C.-O. Verseau professeur agrégé de philosophie

L'homme peut-il être défini?

             «L'homme peut-il être défini?» Si la question surprend, ce n’est pas parce qu’elle appellerait une réponse encore indisponible. C’est plutôt parce que, naïveté ou véritable provocation, elle semble délibérément ignorer la définition de l’homme depuis longtemps proposée par la zoologie, laquelle sait assigner à l’animal humain une place dans l’ensemble des vivants en délimitant son essence par un jeu d’inclusions et de distinctions spécifiques. Seuls représentants aujourd’hui du genre « Homo », les « hommes » ne composent-ils pas une « espèce » de « l’ordre » des Primates (lémuriens, petits singes, Hominidés, …) appartenant à la famille des Hominidés (chimpanzé, bonobo, gorille, orang-outang, homme) ? On sait donc ce qu’est l’homme et on sait le situer par rapport à ce qu’il n’est pas. D’ailleurs sa bipédie, son système cognitif, son langage articulé sont ses caractéristiques distinctives.

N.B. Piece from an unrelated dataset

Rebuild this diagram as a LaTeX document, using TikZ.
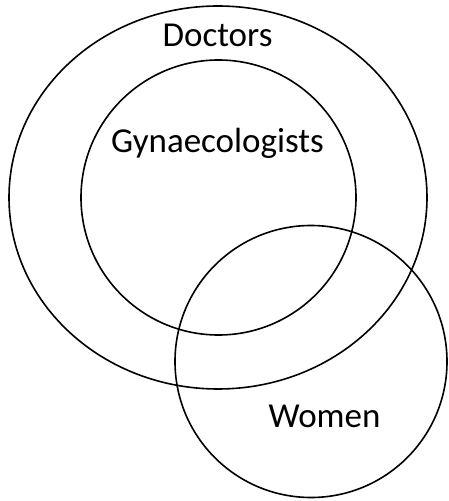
\documentclass[tikz,border=0pt]{standalone}
\usepackage{fontspec}
\setmainfont{Carlito}
\usetikzlibrary{shapes.geometric}
\begin{document}
\begin{tikzpicture}[x=1pt,y=1pt,
  setline/.style={draw=black, line width=1.6pt, inner sep=0pt, outer sep=0pt},
  label/.style={font=\fontsize{35}{38}\selectfont, anchor=base, inner sep=0pt}]
\useasboundingbox (0,0) rectangle (448,501);
\fill[white] (0,0) rectangle (448,501);
\node[setline, ellipse, minimum width=418pt, minimum height=383pt] (doctors) at (218,303.5) {};
\node[setline, circle, minimum size=275pt] (gyn) at (218.5,303.5) {};
\node[setline, circle, minimum size=272pt] (women) at (311,139.5) {};
\node[label] (tdoc) at (217.5,454) {Doctors};
\node[label] (tgyn) at (217.5,348) {Gynaecologists};
\node[label] (twom) at (324.5,73) {Women};
\end{tikzpicture}
\end{document}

Cependant il se pourrait que, elle qui prétend cerner l’essence de l’homme, une telle définition passe sous silence …l’essentiel. Car cette définition néglige de préciser d’une part que l’homme est lui-même l’auteur de cette définition, énoncée par certains hommes, comprise de tout homme, portant sur tous les hommes ; d’autre part, que la faculté par laquelle l’homme élabore cette définition, qu’on l’appelle « raison », « esprit », « conscience » ou « système cognitif », ne peut en toute rigueur être insérée dans une liste plus ou moins longue de propriétés définissant l’homme puisque c’est cette faculté qui permet de les énumérer toutes; que c’est elle également qui permet de concevoir tous les regroupements parmi les vivants en ordres, espèces, familles et genres ; que c’est elle enfin qui permet d’élaborer depuis le plus élémentaire des dictionnaires jusqu’aux traités de zoologie les plus savants. L’homme est un être qui cherche une définition pour toute chose, pour tout être, jusqu’à la notion même de définition et jusqu’à la notion de lui-même. On ne saurait donc pas plus définir l’homme extérieurement par des propriétés objectives, oubliant de préciser que c’est en tant que sujet se définissant qu’il s’attribue de telles propriétés, qu’on ne saurait sérieusement définir l’oeil par sa forme et sa couleur, négligeant de préciser que l’oeil n’est pas seulement une partie visible du corps mais essentiellement l’organe de la vision, cet organe qui fait donc voir les formes et les couleurs !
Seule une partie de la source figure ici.